2007年10月7日 星期日

登池上樓

〈登池上樓〉 謝靈運

潛虯媚幽姿,飛鴻響遠音。薄霄愧雲浮,棲川怍淵沈。
進德智所拙,退耕力不任。徇祿及窮海,臥痾對空林。
衾枕昧節候,褰開暫窺臨。傾耳聆波瀾,舉目眺嶇嶔。
初景革緒風,新陽改故陰。池塘生春草,園柳變鳴禽。
祁祁傷豳歌,萋萋感楚吟。索居易永久,離群難處心。
持操豈獨古,無悶徵在今。

語譯(轉引自奇摩知識)
沉潛的龍,姿態雅致且美好,高飛的鴻鳥,聲音響亮且宏遠。
想要停留在天空,卻愧對天上的飛鴻,想要棲息於川谷之中,卻慚於深淵的潛龍。
欲使品德精進,卻智慧愚拙,退隱種田,卻又無力勝任。
謀求俸祿,歸來這荒僻、偏遠的海邊做官,又臥病在床,面對著空疏的樹林。
蒙著被子,睡著枕頭,不明白季節氣候的變化,偶爾揭開它們,暫且登樓眺望。
傾耳細聽波濤的聲音,抬起眼睛眺望險峻的山嶺。
初春的陽光改換了殘餘的冬風,新來的春陽氣息也更替了去年冬季的陰冷。
池塘邊茁生春草,園裡柳樹上善鳴的鳥兒也變換了種類。
想起采繁祁祁這首豳詩,令我感到傷悲,想起春草生兮萋萋這首楚歌,更加使我慨嘆。
離開人群獨自居處一方容易讓人覺得時間長久,而離開群體的處境也讓人難以安心。
堅持節操豈是只有古人才做得到,易經說的遯世無悶今天已在我的身上證明了

創作背景說明
(以下參考http://www.tynews.com.cn/big5/site1/whgc/2007-03/12/content_3131865.htm)
登池上樓》作於謝靈運出任永嘉太守的次年,即少帝景平元年(423年)的初春。向前推3年,即宋武帝即位的永初元年(420年),“高祖受命,降公爵為侯,食邑五百戶”。短短的3年間,謝靈運受到了有生以來的重擊。劉裕死後,少帝繼位,似乎有一絲回轉光明的可能;然而,欲加之罪,何患無辭,執政的徐羨之、傅亮等羅織“構扇異同,非毀執政”的罪名,將謝靈運排擠出京都,外任永嘉太守。這期間,靈運還不得不違心地做了兩件事:一是上《謝封康樂侯表》,本來,降公爵為侯,就已經夠傷心的,卻還要反過來“酬恩答厚”,以示對新朝的感恩戴德;二是作《武帝誄》,以“諛墓之文”來贊頌武帝的功德。為此,一腔的憤懣讓靈運沮喪到了極點。到了永嘉後,靈運就大病了一場;病一直延續到第二年的春天。“臥蠿對空林”,說的就是這件事。詩的第一句“潛虯媚幽姿,飛鴻響遠音”,就已奠定了詩的基本格調。據李善注,它暗用了《周易》“乾卦”、“漸卦”的古典:“乾卦”有“潛龍勿用”,“漸卦”有“鴻漸於陸”;而且龍“深藏而保真”,鴻“高飛而遠害”,對龍、鴻進退自適的傾慕,正見出靈運內心的彷徨與進退失據之情——也即下文“進德智所拙,退耕力不任”所展示的深深自責、自省之情。

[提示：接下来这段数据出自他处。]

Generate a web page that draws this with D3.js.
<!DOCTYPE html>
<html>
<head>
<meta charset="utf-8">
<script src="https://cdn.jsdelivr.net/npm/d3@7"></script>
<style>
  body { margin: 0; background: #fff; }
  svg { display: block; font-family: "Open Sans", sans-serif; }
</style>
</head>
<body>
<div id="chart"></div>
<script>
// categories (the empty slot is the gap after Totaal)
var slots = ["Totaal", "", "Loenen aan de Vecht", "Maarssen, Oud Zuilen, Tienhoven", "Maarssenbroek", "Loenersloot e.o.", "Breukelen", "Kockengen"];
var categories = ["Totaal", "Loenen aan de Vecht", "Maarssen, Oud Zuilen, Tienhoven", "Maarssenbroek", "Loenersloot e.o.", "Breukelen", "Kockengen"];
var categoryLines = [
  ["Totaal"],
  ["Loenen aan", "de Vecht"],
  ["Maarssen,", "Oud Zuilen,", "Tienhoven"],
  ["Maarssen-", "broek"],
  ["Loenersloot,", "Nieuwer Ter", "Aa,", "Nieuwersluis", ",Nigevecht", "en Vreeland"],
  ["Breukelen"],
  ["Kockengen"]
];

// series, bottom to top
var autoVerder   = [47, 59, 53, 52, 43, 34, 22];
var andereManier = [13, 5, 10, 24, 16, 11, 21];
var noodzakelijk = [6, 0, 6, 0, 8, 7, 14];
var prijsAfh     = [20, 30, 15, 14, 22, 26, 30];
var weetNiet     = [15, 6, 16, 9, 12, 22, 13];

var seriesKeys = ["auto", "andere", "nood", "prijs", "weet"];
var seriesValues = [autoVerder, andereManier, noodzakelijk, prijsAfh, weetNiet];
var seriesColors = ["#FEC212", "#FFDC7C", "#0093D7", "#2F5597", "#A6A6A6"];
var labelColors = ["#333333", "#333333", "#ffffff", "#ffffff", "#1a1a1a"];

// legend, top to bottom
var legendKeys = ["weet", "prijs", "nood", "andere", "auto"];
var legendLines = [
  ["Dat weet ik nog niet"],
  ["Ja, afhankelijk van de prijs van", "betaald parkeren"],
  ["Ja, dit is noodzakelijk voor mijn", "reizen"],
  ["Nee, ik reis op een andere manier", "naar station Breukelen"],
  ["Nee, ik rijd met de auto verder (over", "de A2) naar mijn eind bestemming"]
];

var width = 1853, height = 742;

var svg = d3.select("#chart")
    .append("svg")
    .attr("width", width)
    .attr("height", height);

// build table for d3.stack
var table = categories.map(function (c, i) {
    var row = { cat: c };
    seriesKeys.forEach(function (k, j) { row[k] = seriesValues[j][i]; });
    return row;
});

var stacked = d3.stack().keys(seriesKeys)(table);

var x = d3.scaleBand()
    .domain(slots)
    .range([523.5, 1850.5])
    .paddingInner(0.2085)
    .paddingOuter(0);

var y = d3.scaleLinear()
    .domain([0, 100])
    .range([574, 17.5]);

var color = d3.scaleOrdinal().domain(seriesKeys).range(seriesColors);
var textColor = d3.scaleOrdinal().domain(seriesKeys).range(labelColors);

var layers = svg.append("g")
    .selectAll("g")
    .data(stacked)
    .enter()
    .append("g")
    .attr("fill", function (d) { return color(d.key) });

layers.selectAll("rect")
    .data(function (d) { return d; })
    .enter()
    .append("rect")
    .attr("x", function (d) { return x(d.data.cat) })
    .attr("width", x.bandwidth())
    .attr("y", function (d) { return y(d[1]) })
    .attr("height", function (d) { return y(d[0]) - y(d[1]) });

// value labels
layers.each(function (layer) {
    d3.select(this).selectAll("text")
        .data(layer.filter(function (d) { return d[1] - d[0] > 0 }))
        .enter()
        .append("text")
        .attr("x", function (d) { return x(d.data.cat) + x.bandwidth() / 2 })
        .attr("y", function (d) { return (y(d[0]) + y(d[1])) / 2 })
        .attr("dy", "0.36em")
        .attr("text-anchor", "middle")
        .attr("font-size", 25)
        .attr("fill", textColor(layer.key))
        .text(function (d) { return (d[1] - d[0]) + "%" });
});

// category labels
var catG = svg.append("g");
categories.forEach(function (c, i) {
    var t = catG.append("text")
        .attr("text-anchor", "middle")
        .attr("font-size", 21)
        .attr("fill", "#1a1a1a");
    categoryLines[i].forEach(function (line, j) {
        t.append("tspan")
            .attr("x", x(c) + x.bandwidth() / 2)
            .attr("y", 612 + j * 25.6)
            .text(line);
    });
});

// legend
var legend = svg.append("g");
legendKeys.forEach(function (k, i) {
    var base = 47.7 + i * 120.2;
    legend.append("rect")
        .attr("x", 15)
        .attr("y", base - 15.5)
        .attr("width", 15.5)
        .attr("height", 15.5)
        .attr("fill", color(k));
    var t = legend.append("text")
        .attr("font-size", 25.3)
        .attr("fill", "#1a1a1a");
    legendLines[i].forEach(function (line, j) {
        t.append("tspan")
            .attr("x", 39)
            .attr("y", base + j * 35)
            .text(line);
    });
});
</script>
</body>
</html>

臥病在床的客兒,對季候的遷改表現出分外的敏感。這種濃重的季候遷逝之感,在謝靈運的詩中不時的閃現,甚至成為一生揮之不去的情結。更何況,人生貴在適意自得,此時的客兒卻只能羈宦他鄉、臥床空對林際,幽淒茫然。“池塘生春草,園柳變鳴禽。祁祁傷豳歌,萋萋感楚吟”,這兩句最好連在一起看,它糅合《楚辭》與《詩經》中的句子而成:“王孫遊兮不歸,春草生兮萋萋”(《楚辭》淮南小山《招隱士》),“春日祁祁,女心傷悲,殆及公子同歸”(《詩經•豳風•七月》)二句,對其間蘊涵的因思歸而生的淒切、抑鬱之情,實有深刻的認同感,正可謂切入到靈運的心靈深處。